Bros – When Will I Be Famous?
When will I
Will I be famous?
You’re suitably at one with your body/ And the sun/ Yes/ You are!/
You’ve read Karl Marx and you’ve taught yourself to dance
You’re the best by far! But you keep asking the question/ Oh/ You’re not supposed to mention.
When will I
Will I be famous?
I can’t answer/ I can’t answer that.
When will I see my picture in the paper?
I can’t answer/ I can’t answer that.
You’re a slave to fashion and your life is full of passion
It’s the way you are!/ You’ve suffered for your art with the jogging in the park
You know you should go far! /But you keep asking the question
Oh
You won’t suffer in silence/You’re a talent/You know that I’ve noticed
You’d like to be a legend
A big star over night!
I can’t answer your question/ I can’t wait/ It’s driving me insane
And you’re impossible in patience/ Tearing at my brain!
When will I
Will I be famous?
I can’t answer
I can’t answer that.
When will I
Will I be famous?
I can’t answer
I can’t answer that.
Mais qu’est-ce qu’on peut raconter comme conneries pseudo politico merdico philisophico minables.

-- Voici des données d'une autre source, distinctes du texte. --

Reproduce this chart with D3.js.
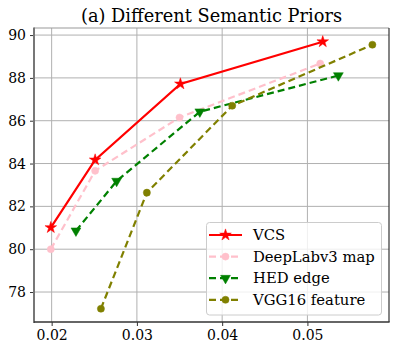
<!DOCTYPE html>
<html>
<head>
<meta charset="utf-8">
<script src="https://cdn.jsdelivr.net/npm/d3@7"></script>
<style>
body { margin: 0; background: #fff; }
svg text { font-family: "DejaVu Serif", serif; fill: #000; }
</style>
</head>
<body>
<svg id="chart" width="397" height="352"></svg>
<script>
var seriesNames = ["VCS", "DeepLabv3 map", "HED edge", "VGG16 feature"];
var vcsX = [0.0199, 0.0251, 0.0351, 0.0518];
var vcsY = [81.01, 84.17, 87.72, 89.69];
var deeplabX = [0.0199, 0.0251, 0.0350, 0.0515];
var deeplabY = [80.0, 83.66, 86.15, 88.67];
var hedX = [0.02285, 0.02762, 0.03738, 0.05363];
var hedY = [80.86, 83.18, 86.42, 88.11];
var vggX = [0.02578, 0.03117, 0.04118, 0.05762];
var vggY = [77.22, 82.64, 86.70, 89.55];
var xTicks = [0.02, 0.03, 0.04, 0.05];
var yTicks = [78, 80, 82, 84, 86, 88, 90];

var series = [
  {name: seriesNames[0], xs: vcsX, ys: vcsY, color: "#ff0000", dash: null, marker: "star"},
  {name: seriesNames[1], xs: deeplabX, ys: deeplabY, color: "#ffc0cb", dash: "7,4", marker: "circle"},
  {name: seriesNames[2], xs: hedX, ys: hedY, color: "#008000", dash: "7,4", marker: "tri"},
  {name: seriesNames[3], xs: vggX, ys: vggY, color: "#808000", dash: "7,4", marker: "circle"}
];

var svg = d3.select("#chart");
var pLeft = 34, pRight = 389, pTop = 28, pBottom = 322;

var x = d3.scaleLinear().domain([0.01793, 0.05957]).range([pLeft, pRight]);
var y = d3.scaleLinear().domain([76.6, 90.33]).range([pBottom, pTop]);

// grid
svg.append("g").selectAll("line").data(xTicks).enter().append("line")
  .attr("x1", function(d) { return x(d); }).attr("x2", function(d) { return x(d); })
  .attr("y1", pTop).attr("y2", pBottom)
  .attr("stroke", "#b0b0b0").attr("stroke-width", 1);
svg.append("g").selectAll("line").data(yTicks).enter().append("line")
  .attr("x1", pLeft).attr("x2", pRight)
  .attr("y1", function(d) { return y(d); }).attr("y2", function(d) { return y(d); })
  .attr("stroke", "#b0b0b0").attr("stroke-width", 1);

// axes
var xAxis = d3.axisBottom(x).tickValues(xTicks).tickFormat(d3.format(".2f")).tickSize(4).tickPadding(4);
var yAxis = d3.axisLeft(y).tickValues(yTicks).tickFormat(d3.format("d")).tickSize(4).tickPadding(4);
var gx = svg.append("g").attr("transform", "translate(0," + pBottom + ")").call(xAxis);
var gy = svg.append("g").attr("transform", "translate(" + pLeft + ",0)").call(yAxis);
[gx, gy].forEach(function(g) {
  g.select(".domain").remove();
  g.selectAll(".tick line").attr("stroke", "#333");
  g.selectAll(".tick text").style("font-size", "14px").style("font-family", "DejaVu Serif").attr("fill", "#000");
});

// spines
svg.append("line").attr("x1", pLeft).attr("x2", pRight).attr("y1", pTop).attr("y2", pTop)
  .attr("stroke", "#999").attr("stroke-width", 1.2);
svg.append("line").attr("x1", pRight).attr("x2", pRight).attr("y1", pTop).attr("y2", pBottom)
  .attr("stroke", "#333").attr("stroke-width", 1.2);
svg.append("line").attr("x1", pLeft).attr("x2", pLeft).attr("y1", pTop - 0.6).attr("y2", pBottom + 1)
  .attr("stroke", "#777").attr("stroke-width", 2);
svg.append("line").attr("x1", pLeft).attr("x2", pRight + 0.6).attr("y1", pBottom).attr("y2", pBottom)
  .attr("stroke", "#333").attr("stroke-width", 1.5);

var star = d3.symbol().type(d3.symbolStar).size(42);
var tri = d3.symbol().type(d3.symbolTriangle).size(42);
var circ = d3.symbol().type(d3.symbolCircle).size(40);

function drawMarker(g, type, cx, cy, color) {
  var p = g.append("path").attr("fill", color).attr("stroke", color).attr("stroke-width", 0.5);
  if (type === "star") p.attr("d", star()).attr("transform", "translate(" + cx + "," + cy + ")");
  else if (type === "tri") p.attr("d", tri()).attr("transform", "translate(" + cx + "," + cy + ") rotate(180)");
  else p.attr("d", circ()).attr("transform", "translate(" + cx + "," + cy + ")");
}

var line = d3.line().x(function(d) { return x(d[0]); }).y(function(d) { return y(d[1]); });

series.forEach(function(s) {
  var pts = s.xs.map(function(v, i) { return [v, s.ys[i]]; });
  var g = svg.append("g");
  g.append("path").datum(pts).attr("d", line)
    .attr("fill", "none").attr("stroke", s.color).attr("stroke-width", 2.2)
    .attr("stroke-dasharray", s.dash);
  pts.forEach(function(p) { drawMarker(g, s.marker, x(p[0]), y(p[1]), s.color); });
});

// title
svg.append("text").attr("x", (pLeft + pRight) / 2).attr("y", 22).attr("text-anchor", "middle")
  .style("font-size", "17.8px").text("(a) Different Semantic Priors");

// legend
var lg = svg.append("g");
lg.append("rect").attr("x", 206.5).attr("y", 222.5).attr("width", 175).attr("height", 92.5)
  .attr("rx", 3).attr("fill", "#fff").attr("fill-opacity", 0.8).attr("stroke", "#ccc").attr("stroke-width", 1);
series.forEach(function(s, i) {
  var yy = 235 + i * 21.6;
  lg.append("line").attr("x1", 209).attr("x2", 242).attr("y1", yy).attr("y2", yy)
    .attr("stroke", s.color).attr("stroke-width", 2.2).attr("stroke-dasharray", s.dash);
  drawMarker(lg, s.marker, 225.5, yy, s.color);
  lg.append("text").attr("x", 253).attr("y", yy + 5).style("font-size", "14.8px").text(s.name);
});
</script>
</body>
</html>
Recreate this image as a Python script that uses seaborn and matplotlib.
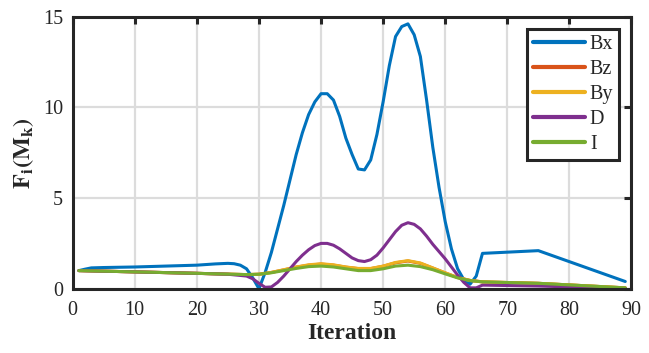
import numpy as np
import pandas as pd
import matplotlib
matplotlib.use('Agg')
import matplotlib.pyplot as plt
import seaborn as sns

# Values
bx_x = [1, 2, 3, 5, 10, 15, 20, 23, 25, 26, 27, 28, 29, 30, 31, 32, 33, 34, 35, 36, 37, 38, 39, 40,
        41, 42, 43, 44, 45, 46, 47, 48, 49, 50, 51, 52, 53, 54, 55, 56, 57, 58, 59, 60, 61, 62, 63,
        64, 65, 66, 75, 89]
bx_y = [1.0, 1.08, 1.15, 1.17, 1.2, 1.25, 1.3, 1.37, 1.4, 1.38, 1.3, 1.1, 0.6, 0.0, 0.9, 2.0, 3.3,
        4.6, 6.0, 7.4, 8.6, 9.6, 10.3, 10.75, 10.75, 10.4, 9.5, 8.3, 7.4, 6.6, 6.55, 7.1, 8.5, 10.3,
        12.3, 13.9, 14.45, 14.6, 14.0, 12.8, 10.4, 7.8, 5.6, 3.7, 2.2, 1.1, 0.5, 0.25, 0.7, 1.95,
        2.1, 0.4]

d_x = [1, 10, 20, 25, 28, 29, 30, 31, 32, 33, 34, 35, 36, 37, 38, 39, 40, 41, 42, 43, 44, 45, 46,
       47, 48, 49, 50, 51, 52, 53, 54, 55, 56, 57, 58, 59, 60, 61, 62, 63, 64, 65, 66, 75, 89]
d_y = [1.0, 0.93, 0.85, 0.8, 0.7, 0.55, 0.3, 0.08, 0.1, 0.35, 0.7, 1.1, 1.5, 1.85, 2.15, 2.38, 2.5,
       2.5, 2.4, 2.2, 1.95, 1.7, 1.55, 1.5, 1.6, 1.85, 2.25, 2.7, 3.15, 3.5, 3.64, 3.55, 3.3, 2.9,
       2.45, 2.05, 1.65, 1.2, 0.75, 0.35, 0.05, 0.05, 0.2, 0.15, 0.02]

s_x = [1, 10, 20, 28, 30, 32, 34, 36, 38, 40, 42, 44, 46, 48, 50, 52, 54, 56, 58, 60, 62, 64, 66,
       75, 89]
i_y = [1.0, 0.93, 0.85, 0.78, 0.8, 0.88, 1.0, 1.12, 1.22, 1.25, 1.2, 1.1, 1.0, 1.0, 1.1, 1.25,
       1.3, 1.22, 1.05, 0.82, 0.6, 0.45, 0.38, 0.3, 0.05]
by_y = [1.0, 0.93, 0.85, 0.78, 0.8, 0.9, 1.05, 1.2, 1.32, 1.38, 1.32, 1.2, 1.12, 1.12, 1.25, 1.45,
        1.55, 1.42, 1.15, 0.88, 0.62, 0.46, 0.38, 0.3, 0.05]
bz_y = [1.0, 0.93, 0.85, 0.78, 0.8, 0.9, 1.04, 1.19, 1.3, 1.36, 1.3, 1.19, 1.11, 1.11, 1.24, 1.43,
        1.53, 1.4, 1.14, 0.87, 0.62, 0.46, 0.38, 0.3, 0.05]

series = [('Bx', bx_x, bx_y, '#0072BD'),
          ('Bz', s_x, bz_y, '#D95319'),
          ('By', s_x, by_y, '#EDB120'),
          ('D', d_x, d_y, '#7E2F8E'),
          ('I', s_x, i_y, '#77AC30')]

sns.set_theme(style='whitegrid')
plt.rcParams['font.family'] = ['Liberation Serif', 'DejaVu Serif']
plt.rcParams['mathtext.fontset'] = 'stix'

fig = plt.figure(figsize=(6.49, 3.53), dpi=100)
ax = fig.add_axes([0.112, 0.182, 0.861, 0.771])

for name, xs, ys, c in series:
    df = pd.DataFrame({'Iteration': xs, 'F': ys})
    sns.lineplot(data=df, x='Iteration', y='F', ax=ax, color=c, linewidth=2.2, label=name,
                 estimator=None, sort=False)

ax.set_xlim(0, 90)
ax.set_ylim(0, 15)
ax.set_xticks(range(0, 91, 10))
ax.set_yticks([0, 5, 10, 15])
ax.grid(True, color='#dcdcdc', linewidth=1.6)
ax.set_facecolor('white')
for sp in ax.spines.values():
    sp.set_color('#262626')
    sp.set_linewidth(2.2)
ax.tick_params(direction='in', length=5, width=2.2, color='#262626', top=True, right=True,
               labelsize=14.5, labelcolor='#262626')
ax.tick_params(axis='x', pad=9)
ax.tick_params(axis='y', pad=7)
ax.set_xlabel('Iteration', fontsize=17, fontweight='bold', color='#262626', labelpad=2)
ax.set_ylabel(r'$\mathbf{F_i(M_k)}$', fontsize=17.5, color='#262626', labelpad=5)

leg = ax.legend(loc='upper right', fontsize=14.5, frameon=True, fancybox=False,
                borderpad=0.3, labelspacing=0.3, handlelength=2.55, handletextpad=0.25,
                borderaxespad=0.6)
leg.get_frame().set_edgecolor('#262626')
leg.get_frame().set_linewidth(2.2)
leg.get_frame().set_alpha(1)
for line in leg.get_lines():
    line.set_linewidth(3)

fig.savefig('out.png', dpi=100)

C’était un groupe pop à 3 tubes qui ont marqué 88.
Basta.
Arrêtez d’aller chercher des significations post modernes dans ce qui n’est rien de plus qu’un produit marketé.
Cher Jérôme,
Quel chapelet d’amabilités !
Vous aviez passé une mauvaise journée ?
Bien à vous.
David
Article mièvre et conclusions fondées sur rien… En revanche, la volonté de parler dès que c’est possible d’homosexualité est évidente, alors que l’on s’en fout et que ça n’apporte rien au texte… Vous devriez voir un psy pour lui parler de vos problèmes avec votre mère et de votre homosexualité refoulé. Mais tout le monde n’est pas comme vous… heureusement….
Bonjour Alexis, merci pour votre commentaire et les recommandations qui vont avec. Désolé que notre lecture, forcément subjective, ne vous ait pas plu. On espère vous retrouver pour notre prochain article sur les Communards.